I wonder if these kids can learn to speak Chinese. At least “Please don’t shoot me” in Chinese ought to be a phrase they are taught, as the willing and easy victims they are building themselves up to be will need some memorable last words before their country is taken by force from them.
Enjoy your summer harvest, friends. I do, and I enjoy the old memories, too. When I was a kid, my mother would send me and a sibling out on hot summer days to pick gallons of blackberries, black raspberries, red raspberries, and blueberries that grew naturally on our property and on adjoining farms. We would return hours later red faced, dirty, scratched up, and with buckets fulled up, and unbeknownst to us, our can-do spirit filled up and stronger, too. We eventually ate what we picked; we earned what we ate. From the fruits of our labors Mom made jams, jellies, pies, and sauces, the Mason jars ever more lining up in the pantry nice and neat for us to eat throughout the coming year.
It is a shame that today’s young Americans are not learning such a simple life lesson.
Where are their parents? Where are the Americans?
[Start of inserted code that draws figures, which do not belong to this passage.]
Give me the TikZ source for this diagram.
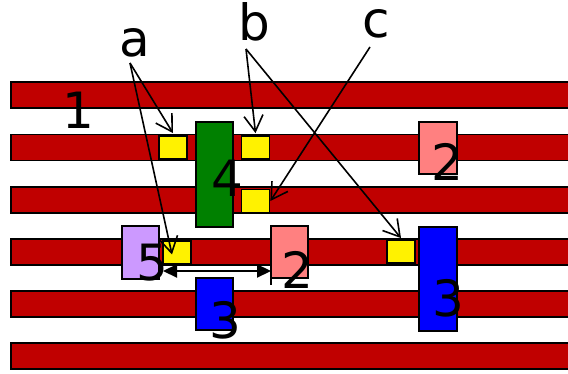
\documentclass[tikz,border=0pt]{standalone}
\usepackage{fontspec}
\setmainfont{DejaVu Sans}
\usetikzlibrary{arrows.meta}
\definecolor{barred}{RGB}{192,0,0}
\definecolor{pinkbox}{RGB}{255,128,128}
\definecolor{lilac}{RGB}{204,153,255}
\definecolor{darkgreen}{RGB}{0,128,0}
\tikzset{
  bar/.style={draw=black, line width=1.8pt, fill=barred, anchor=west,
    minimum width=570pt, minimum height=26pt, inner sep=0pt},
  block/.style={draw=black, line width=1.8pt, inner sep=0pt},
  pad/.style={block, fill=yellow, minimum width=28pt, minimum height=23pt},
  tall/.style={block, minimum width=37pt, minimum height=105pt},
  short/.style={block, minimum width=37pt, minimum height=52pt},
  lbl/.style={inner sep=0pt, font=\fontsize{50}{50}\selectfont},
  pointer/.style={line width=1.6pt, -{Straight Barb[length=16pt,width=19pt,line width=1.6pt]}},
  span/.style={line width=2.2pt, {Triangle[length=14pt,width=13pt]}-{Triangle[length=14pt,width=13pt]}}
}
\begin{document}
\begin{tikzpicture}[x=1pt,y=-1pt]
\useasboundingbox (0,0) rectangle (568,374);
% horizontal tracks
\foreach \i/\y in {1/95,2/147.5,3/200,4/252,5/304,6/356}
  \node[bar] (bar\i) at (10,\y) {};
% connection pads
\node[pad] (Y1) at (173,147.5) {};
\node[pad] (Y2) at (255.5,147.5) {};
\node[pad] (Y3) at (255.5,201) {};
\node[pad] (Y4) at (177,252.5) {};
\node[pad] (Y5) at (401,251.5) {};
% blocks
\node[tall, fill=darkgreen] (G4) at (214.5,174.5) {};
\node[short, fill=pinkbox, minimum width=38pt] (P2a) at (438,148) {};
\node[short, fill=pinkbox] (P2b) at (289.5,252) {};
\node[short, fill=blue] (B3a) at (214.5,304) {};
\node[tall, fill=blue, minimum width=38pt, minimum height=104pt] (B3b) at (438,279) {};
\node[short, fill=lilac, minimum height=53pt] (L5) at (140.5,252.5) {};
% numbers
\node[lbl] (n1) at (78,110) {1};
\node[lbl] (n4) at (227,178) {4};
\node[lbl] (n2a) at (447,162) {2};
\node[lbl] (n2b) at (297,270) {2};
\node[lbl] (n3a) at (225,320) {3};
\node[lbl] (n3b) at (448,298) {3};
\node[lbl] (n5) at (152,263) {5};
% letters
\node[lbl] (la) at (135,43) {a};
\node[lbl] (lb) at (254,22) {b};
\node[lbl] (lc) at (376,24) {c};
\coordinate (aFoot) at (130,63);
\coordinate (bFoot) at (246,49);
\coordinate (cFoot) at (370,47);
% pointers
\draw[pointer] (aFoot) -- ([yshift=2pt]Y1.north);
\draw[pointer] (aFoot) -- ([xshift=-5pt,yshift=-2pt]Y4.center);
\draw[pointer] (bFoot) -- ([yshift=2pt]Y2.north);
\draw[pointer] (bFoot) -- ([yshift=1pt]Y5.north);
\draw[pointer] (cFoot) -- (Y3.east);
% spacing dimension
\coordinate (dL) at (163,271);
\coordinate (dR) at (271,271);
\draw[span] (dL) -- (dR);
\draw[line width=1.5pt] ([yshift=7pt]dR) -- ([yshift=-14pt]dR);
\end{tikzpicture}
\end{document}
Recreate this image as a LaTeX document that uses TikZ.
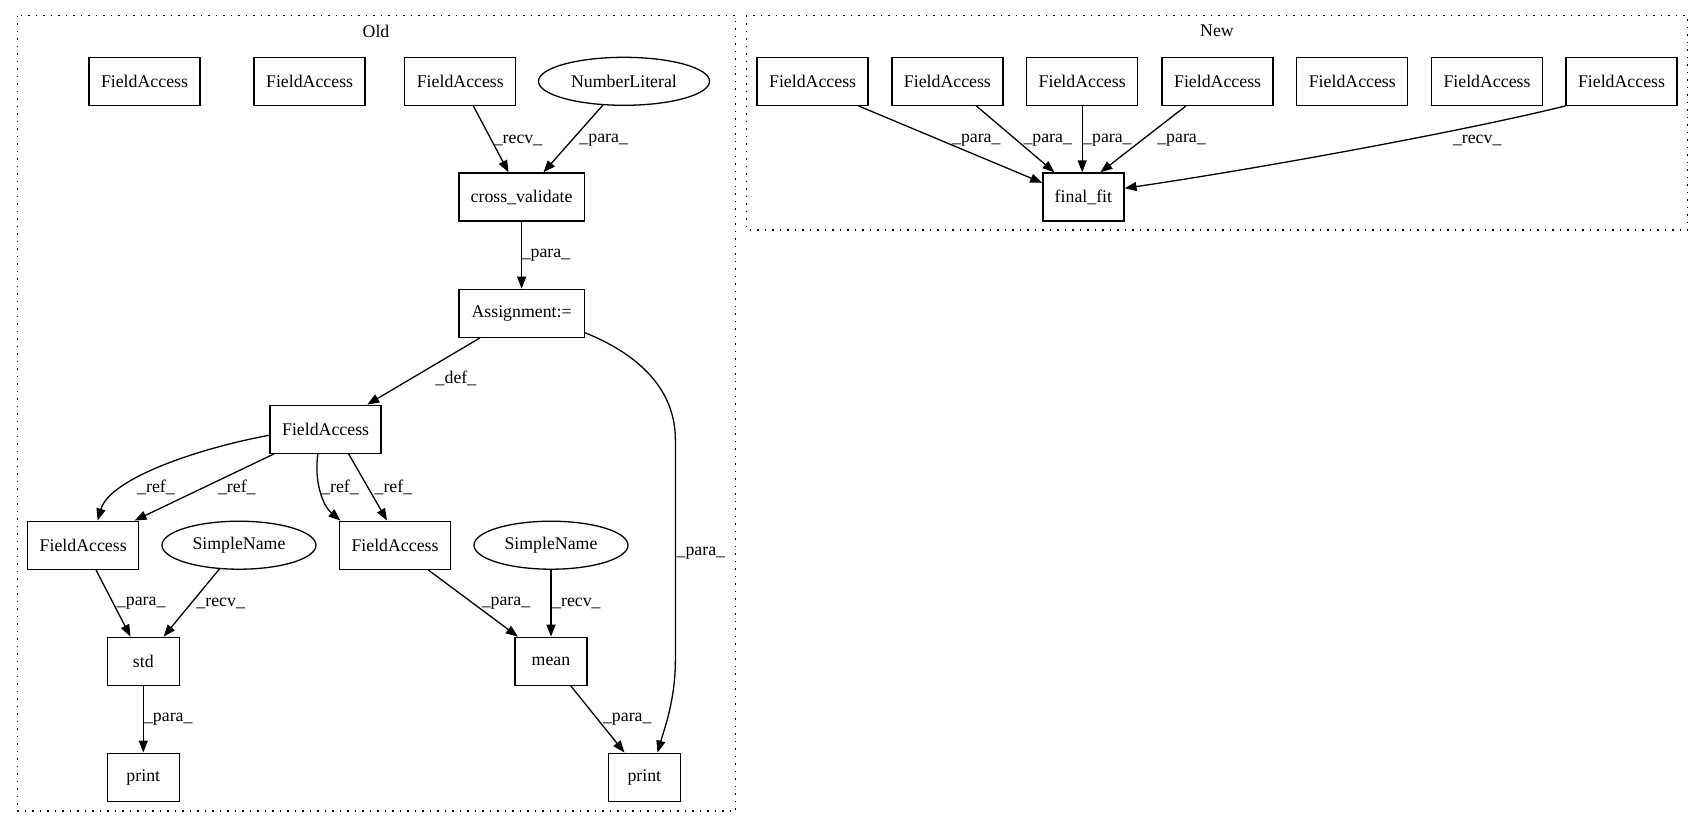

As fast as the corn is brought up from the field it is stuffed by buyers into bags and spirited off to kitchens across the area

Rural America is full of iconic and inspiring scenic views like this looking at the Susquehanna River water gap

Quaint though they may be, the old-time country mouse values and principles of rural America trump the shallow arrogance of city mice every single time

Our fresh sweet corn was eaten a bit with butter and salt, but mostly stripped off the cob and put into ziploc freezer bags for eating throughout the year. Chicken corn chowder is a popular winter soup

While waiting for my daughter to finish getting her nails done for her wedding, I picked a hatful of red raspberries in the weed patch next to the parking lot. Unbelievably, a woman approached me and asked me for money to buy food. When I offered her my berries she became irate and yelled at me. Our family ate this delicious wild growing roadside fruit over three days.